TASK REQUIREMENTS
Copy the data precisely, character for character, and leave out every picture.
※ ※ ※
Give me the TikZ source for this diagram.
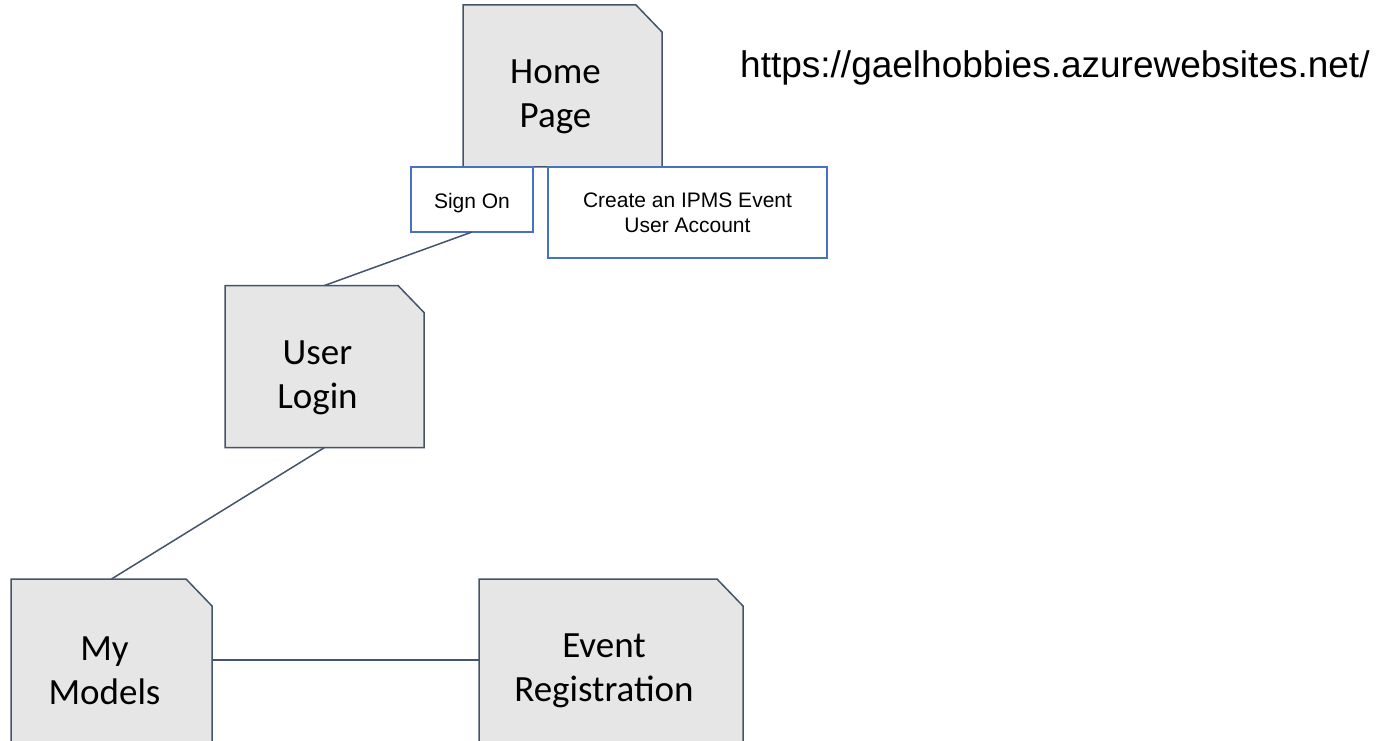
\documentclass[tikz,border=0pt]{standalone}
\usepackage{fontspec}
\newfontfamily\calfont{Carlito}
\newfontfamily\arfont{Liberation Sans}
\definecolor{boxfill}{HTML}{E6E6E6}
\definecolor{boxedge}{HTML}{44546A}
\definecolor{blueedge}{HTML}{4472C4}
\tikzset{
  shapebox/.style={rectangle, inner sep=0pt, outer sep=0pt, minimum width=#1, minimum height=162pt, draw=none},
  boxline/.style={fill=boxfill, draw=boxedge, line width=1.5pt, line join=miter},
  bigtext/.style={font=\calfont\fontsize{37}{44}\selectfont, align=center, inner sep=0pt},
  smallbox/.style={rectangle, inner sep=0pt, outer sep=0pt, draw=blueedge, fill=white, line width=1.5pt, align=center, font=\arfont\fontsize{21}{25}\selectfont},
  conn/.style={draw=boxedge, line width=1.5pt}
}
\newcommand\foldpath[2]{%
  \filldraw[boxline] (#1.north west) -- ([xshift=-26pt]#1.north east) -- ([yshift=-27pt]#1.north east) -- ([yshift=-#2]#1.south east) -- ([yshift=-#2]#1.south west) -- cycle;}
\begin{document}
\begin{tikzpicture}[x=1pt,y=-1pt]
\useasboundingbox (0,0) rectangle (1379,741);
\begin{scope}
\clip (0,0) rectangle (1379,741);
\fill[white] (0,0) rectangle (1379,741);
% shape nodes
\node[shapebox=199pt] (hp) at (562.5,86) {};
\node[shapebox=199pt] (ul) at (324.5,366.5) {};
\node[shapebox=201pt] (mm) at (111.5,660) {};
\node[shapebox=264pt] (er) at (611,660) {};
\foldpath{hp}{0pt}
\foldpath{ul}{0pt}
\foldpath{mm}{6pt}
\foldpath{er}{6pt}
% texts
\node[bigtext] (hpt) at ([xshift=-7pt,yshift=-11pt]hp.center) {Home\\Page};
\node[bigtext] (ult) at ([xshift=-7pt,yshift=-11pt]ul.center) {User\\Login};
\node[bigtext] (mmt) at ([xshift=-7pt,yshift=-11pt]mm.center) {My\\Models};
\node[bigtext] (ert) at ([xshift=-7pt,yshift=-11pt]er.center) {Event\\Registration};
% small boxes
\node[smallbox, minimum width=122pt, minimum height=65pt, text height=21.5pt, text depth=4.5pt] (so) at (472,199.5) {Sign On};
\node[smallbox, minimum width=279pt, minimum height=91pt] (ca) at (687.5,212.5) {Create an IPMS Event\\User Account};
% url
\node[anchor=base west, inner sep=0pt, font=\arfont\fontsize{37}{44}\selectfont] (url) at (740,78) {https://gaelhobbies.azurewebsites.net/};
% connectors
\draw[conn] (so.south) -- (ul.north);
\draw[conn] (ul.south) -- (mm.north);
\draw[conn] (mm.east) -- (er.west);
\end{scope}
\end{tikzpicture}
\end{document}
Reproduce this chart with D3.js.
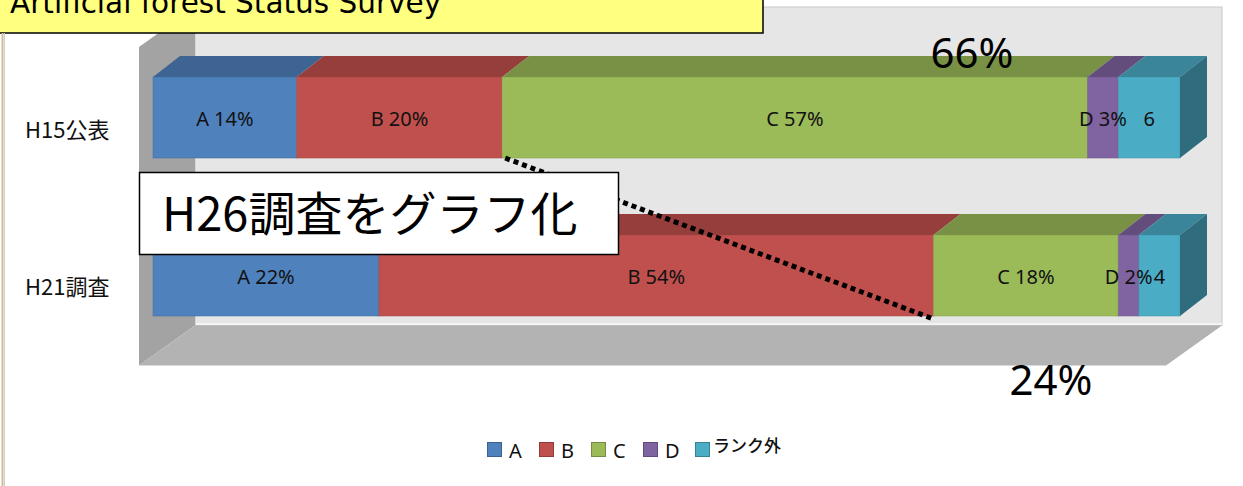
※ ※ ※
RESPONSE TO THIS TASK
Give me the TikZ source for this diagram.
\documentclass[tikz,border=0pt]{standalone}
\usepackage{fontspec}
\newfontfamily\calfont{Carlito}
\newfontfamily\arfont{Liberation Sans}
\definecolor{boxfill}{HTML}{E6E6E6}
\definecolor{boxedge}{HTML}{44546A}
\definecolor{blueedge}{HTML}{4472C4}
\tikzset{
  shapebox/.style={rectangle, inner sep=0pt, outer sep=0pt, minimum width=#1, minimum height=162pt, draw=none},
  boxline/.style={fill=boxfill, draw=boxedge, line width=1.5pt, line join=miter},
  bigtext/.style={font=\calfont\fontsize{37}{44}\selectfont, align=center, inner sep=0pt},
  smallbox/.style={rectangle, inner sep=0pt, outer sep=0pt, draw=blueedge, fill=white, line width=1.5pt, align=center, font=\arfont\fontsize{21}{25}\selectfont},
  conn/.style={draw=boxedge, line width=1.5pt}
}
\newcommand\foldpath[2]{%
  \filldraw[boxline] (#1.north west) -- ([xshift=-26pt]#1.north east) -- ([yshift=-27pt]#1.north east) -- ([yshift=-#2]#1.south east) -- ([yshift=-#2]#1.south west) -- cycle;}
\begin{document}
\begin{tikzpicture}[x=1pt,y=-1pt]
\useasboundingbox (0,0) rectangle (1379,741);
\begin{scope}
\clip (0,0) rectangle (1379,741);
\fill[white] (0,0) rectangle (1379,741);
% shape nodes
\node[shapebox=199pt] (hp) at (562.5,86) {};
\node[shapebox=199pt] (ul) at (324.5,366.5) {};
\node[shapebox=201pt] (mm) at (111.5,660) {};
\node[shapebox=264pt] (er) at (611,660) {};
\foldpath{hp}{0pt}
\foldpath{ul}{0pt}
\foldpath{mm}{6pt}
\foldpath{er}{6pt}
% texts
\node[bigtext] (hpt) at ([xshift=-7pt,yshift=-11pt]hp.center) {Home\\Page};
\node[bigtext] (ult) at ([xshift=-7pt,yshift=-11pt]ul.center) {User\\Login};
\node[bigtext] (mmt) at ([xshift=-7pt,yshift=-11pt]mm.center) {My\\Models};
\node[bigtext] (ert) at ([xshift=-7pt,yshift=-11pt]er.center) {Event\\Registration};
% small boxes
\node[smallbox, minimum width=122pt, minimum height=65pt, text height=21.5pt, text depth=4.5pt] (so) at (472,199.5) {Sign On};
\node[smallbox, minimum width=279pt, minimum height=91pt] (ca) at (687.5,212.5) {Create an IPMS Event\\User Account};
% url
\node[anchor=base west, inner sep=0pt, font=\arfont\fontsize{37}{44}\selectfont] (url) at (740,78) {https://gaelhobbies.azurewebsites.net/};
% connectors
\draw[conn] (so.south) -- (ul.north);
\draw[conn] (ul.south) -- (mm.north);
\draw[conn] (mm.east) -- (er.west);
\end{scope}
\end{tikzpicture}
\end{document}
Reproduce this chart with D3.js.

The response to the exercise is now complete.